Wednesday, August 08, 2007
Ellsworth Toohey and Catherine Halsey Mirrored by Hillary Clinton and Saul D. Alinsky
Ayn Rand’s novel, The Fountainhead, which I should pick from my shelf and read once again, provides readers with a list of characters whom can be seen in the world around us today. I’m not talking about the Howard Roark type of character, but rather the more craven sort such as Ellsworth Toohey.
Edward Cline has noted this in a piece posted at The Rule of Reason titled Hillary Clinton’s Uncle Ellsworth, which is worth a read. From Cline’s piece.
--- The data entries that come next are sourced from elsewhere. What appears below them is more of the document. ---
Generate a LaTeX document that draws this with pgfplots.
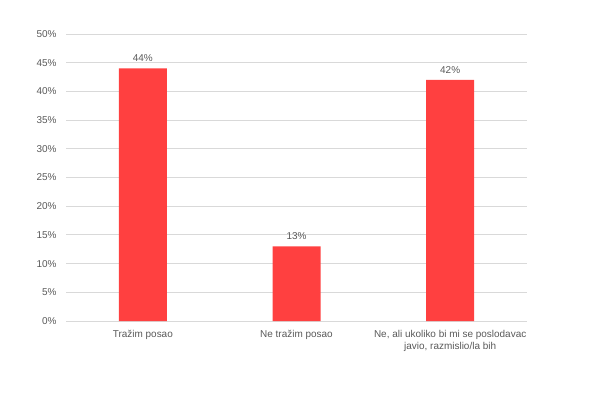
\documentclass[border=0pt]{standalone}
\usepackage{pgfplots}
\pgfplotsset{compat=1.18}
\usepackage{fontspec}
\setmainfont{Liberation Sans}
\definecolor{barred}{HTML}{FF4040}
\definecolor{gridgray}{HTML}{D9D9D9}
\definecolor{txtgray}{HTML}{595959}
\begin{document}
\begin{tikzpicture}[x=1bp,y=1bp]
\useasboundingbox (0,0) rectangle (602,392);
\begin{axis}[
  at={(66bp,71bp)}, anchor=south west,
  scale only axis,
  width=461bp, height=287bp,
  xmin=-0.5, xmax=2.5,
  ymin=0, ymax=50,
  ytick={0,5,...,50},
  yticklabel={\pgfmathprintnumber{\tick}\%},
  xtick={0,1,2},
  xticklabels={Tražim posao, Ne tražim posao, {Ne, ali ukoliko bi mi se poslodavac\\javio, razmislio/la bih}},
  xticklabel style={align=center, font=\fontsize{10}{12}\selectfont, text=txtgray},
  yticklabel style={font=\fontsize{10}{12}\selectfont, text=txtgray},
  /pgf/number format/assume math mode=true,
  ymajorgrids, grid style={gridgray, line width=0.9pt},
  axis line style={draw=none},
  major tick length=0pt,
  tick style={draw=none},
  ybar, bar width=48bp,
  nodes near coords={\pgfmathprintnumber{\pgfplotspointmeta}\%},
  nodes near coords style={font=\fontsize{10}{12}\selectfont, text=txtgray, yshift=3bp},
  xticklabel shift=6bp,
  yticklabel shift=6bp,
]
\addplot[fill=barred, draw=none] coordinates {(0,44) (1,13) (2,42)};
\end{axis}
\end{tikzpicture}
\end{document}
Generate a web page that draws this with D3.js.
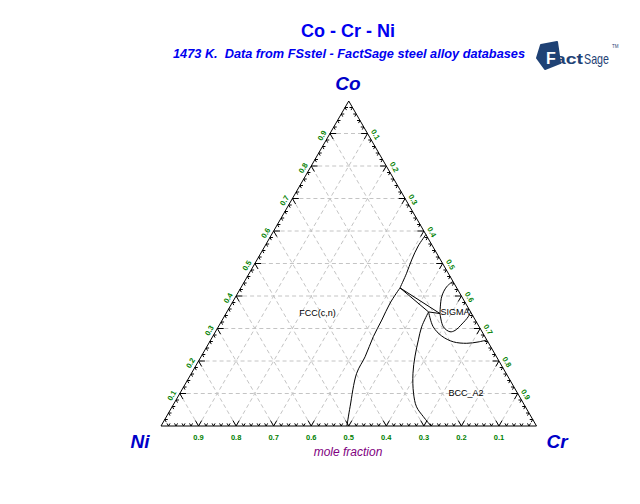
<!DOCTYPE html>
<html><head><meta charset="utf-8">
<script src="https://cdn.jsdelivr.net/npm/d3@7"></script>
<style>html,body{margin:0;padding:0;background:#fff;}svg{display:block;font-family:"Liberation Sans",Arial,sans-serif;}</style>
</head><body>
<script>
// ---- data (mole fractions: [xCr, xCo]) ----
const title = "Co - Cr - Ni";
const subtitle = "1473 K.\u00a0 Data from FSstel - FactSage steel alloy databases";
const vertexLabels = ["Ni", "Cr", "Co"];
const majorTicks = [0.1,0.2,0.3,0.4,0.5,0.6,0.7,0.8,0.9];
const tickLabels = ["0.1","0.2","0.3","0.4","0.5","0.6","0.7","0.8","0.9"];
const axisTitle = "mole fraction";

const fccLower = [[0.495,0],[0.474,0.059],[0.440,0.162],[0.437,0.213],[0.428,0.275],[0.425,0.326],[0.421,0.378],[0.424,0.425]];
const fccUpper = [[0.424,0.425],[0.419,0.470],[0.412,0.511],[0.408,0.554],[0.411,0.589]];
const bccLeft = [[0.537,0.351],[0.5415,0.3055],[0.553,0.265],[0.569,0.215],[0.590,0.162],[0.622,0.101],[0.651,0.059],[0.684,0.029],[0.719,0]];
const bccTop = [[0.537,0.351],[0.572,0.3055],[0.609,0.277],[0.649,0.259],[0.687,0.2545],[0.715,0.2585],[0.7354,0.2646]];
const sigmaUpper = [[0.570,0.346],[0.5485,0.398],[0.5466,0.4286],[0.555,0.445]];
const sigmaLower = [[0.570,0.346],[0.599,0.3055],[0.6246,0.290],[0.636,0.294],[0.6446,0.314],[0.650,0.336],[0.649,0.351]];
const tieTriangle = [[0.424,0.425],[0.537,0.351],[0.570,0.346],[0.424,0.425]];
const phaseLabels = [{t:"FCC(c,n)",c:[0.242,0.349]},{t:"SIGMA",c:[0.6076,0.351]},{t:"BCC_A2",c:[0.7615,0.1015]}];

// ---- drawing ----
const svg = d3.select("body").append("svg").attr("width",640).attr("height",504);
svg.append("rect").attr("width",640).attr("height",504).attr("fill","#fff");

const xs = d3.scaleLinear().domain([0,1]).range([161,536.5]);
const ys = d3.scaleLinear().domain([0,1]).range([426,101]);
const P = (cr,co) => [xs(cr+co/2), ys(co)];
const line = d3.line().x(d=>P(d[0],d[1])[0]).y(d=>P(d[0],d[1])[1]);
const smooth = d3.line().x(d=>P(d[0],d[1])[0]).y(d=>P(d[0],d[1])[1]).curve(d3.curveCatmullRom);

// grid
const g = svg.append("g").attr("stroke","#c4c4c4").attr("stroke-dasharray","4,3").attr("fill","none");
majorTicks.forEach(t=>{
  g.append("path").attr("d",line([[0,t],[1-t,t]]));      // Co const
  g.append("path").attr("d",line([[t,0],[t,1-t]]));      // Cr const
  g.append("path").attr("d",line([[t,0],[0,t]]));        // Ni const
});

// triangle
svg.append("path").attr("d",line([[0,0],[1,0],[0,1],[0,0]])).attr("fill","none").attr("stroke","#000").attr("stroke-width",1);

// ticks
const tk = svg.append("g").attr("stroke","#000").attr("fill","none");
for(let i=1;i<50;i++){
  const t=i/50; const major = (i%5===0); const d = major?0.017:0.008;
  tk.append("path").attr("d",line([[t,0],[t,d]]));
  tk.append("path").attr("d",line([[t,0],[t-d,d]]));
  tk.append("path").attr("d",line([[0,t],[d,t]]));
  tk.append("path").attr("d",line([[0,t],[d,t-d]]));
  tk.append("path").attr("d",line([[1-t,t],[1-t-d,t]]));
  tk.append("path").attr("d",line([[1-t,t],[1-t,t-d]]));
}

// tick labels
const tl = svg.append("g").attr("fill","#008000").attr("font-size","7.5px").attr("font-weight","bold").attr("text-anchor","middle");
majorTicks.forEach((t,i)=>{
  const b = P(1-t,0);
  tl.append("text").attr("x",b[0]).attr("y",b[1]+14).text(tickLabels[i]);
  const l = P(0,t);
  tl.append("text").attr("transform",`translate(${l[0]-8},${l[1]+2}) rotate(-60)`).attr("dy","0.35em").text(tickLabels[i]);
  const r = P(t,1-t);
  tl.append("text").attr("transform",`translate(${r[0]+8},${r[1]+1}) rotate(60)`).attr("dy","0.35em").text(tickLabels[i]);
});

// phase boundaries
const pb = svg.append("g").attr("stroke","#000").attr("fill","none").attr("stroke-width",1);
[fccLower,fccUpper,bccLeft,bccTop,sigmaUpper,sigmaLower].forEach(c=>pb.append("path").attr("d",smooth(c)));
pb.append("path").attr("d",line(tieTriangle));

// phase labels
phaseLabels.forEach(p=>{
  const q = P(p.c[0],p.c[1]);
  svg.append("text").attr("x",q[0]).attr("y",q[1]).attr("dy","0.35em").attr("text-anchor","middle")
    .attr("font-size","9px").attr("fill","#000").text(p.t);
});

// titles
svg.append("text").attr("x",348).attr("y",37).attr("text-anchor","middle").attr("font-size","18px")
  .attr("font-weight","bold").attr("fill","#0000f0").text(title);
svg.append("text").attr("x",349).attr("y",58).attr("text-anchor","middle").attr("font-size","12px")
  .attr("font-weight","bold").attr("font-style","italic").attr("fill","#0000f0")
  .attr("textLength",352).attr("lengthAdjust","spacingAndGlyphs").text(subtitle);

// vertex labels
const vl = svg.append("g").attr("font-size","19px").attr("font-weight","bold").attr("font-style","italic").attr("fill","#0000c8").attr("text-anchor","middle");
vl.append("text").attr("x",348).attr("y",90).text(vertexLabels[2]);
vl.append("text").attr("x",140).attr("y",448).text(vertexLabels[0]);
vl.append("text").attr("x",557).attr("y",448).text(vertexLabels[1]);

svg.append("text").attr("x",348).attr("y",456).attr("text-anchor","middle").attr("font-size","12px")
  .attr("font-style","italic").attr("fill","#800080").text(axisTitle);

// FactSage logo
const lg = svg.append("g");
lg.append("path").attr("d","M541,45 L557,42 L560,63 L545,69 L537,58 Z").attr("fill","#1f4275").attr("stroke","#1f4275").attr("stroke-linejoin","round").attr("stroke-width",2);
lg.append("text").attr("x",546).attr("y",64).attr("font-size","16px").attr("font-weight","bold").attr("fill","#fff").text("F");
lg.append("text").attr("x",555).attr("y",64).attr("font-size","14px").attr("font-weight","bold").attr("fill","#1f4275").attr("textLength",28).attr("lengthAdjust","spacingAndGlyphs").text("act");
lg.append("text").attr("x",584).attr("y",64).attr("font-size","15px").attr("fill","#1f4275").attr("textLength",25).attr("lengthAdjust","spacingAndGlyphs").text("Sage");
lg.append("text").attr("x",612).attr("y",48).attr("font-size","4.5px").attr("fill","#1f4275").text("TM");
</script>
</body></html>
Compare that with Hillary’s quest for the meaning of her life in her letters to Peavoy. One letter to him she signs “Me,” parenthetically adding “the world’s saddest word.” That one brief signature can stand to represent the self-deprecatory remarks in all her other letters discussed by the Times. I do not think Hillary suffered from a crisis of self-respect, as Catherine Halsey did; I do not think she ever had a self to respect. She would have agreed with everything Toohey told Catherine, without Toohey having to exert much effort to convince her or having to resort to vicious put-downs.
UPDATE: Edward Cline posts a correction and a postscript to Hillary Clinton’s Uncle Ellsworth.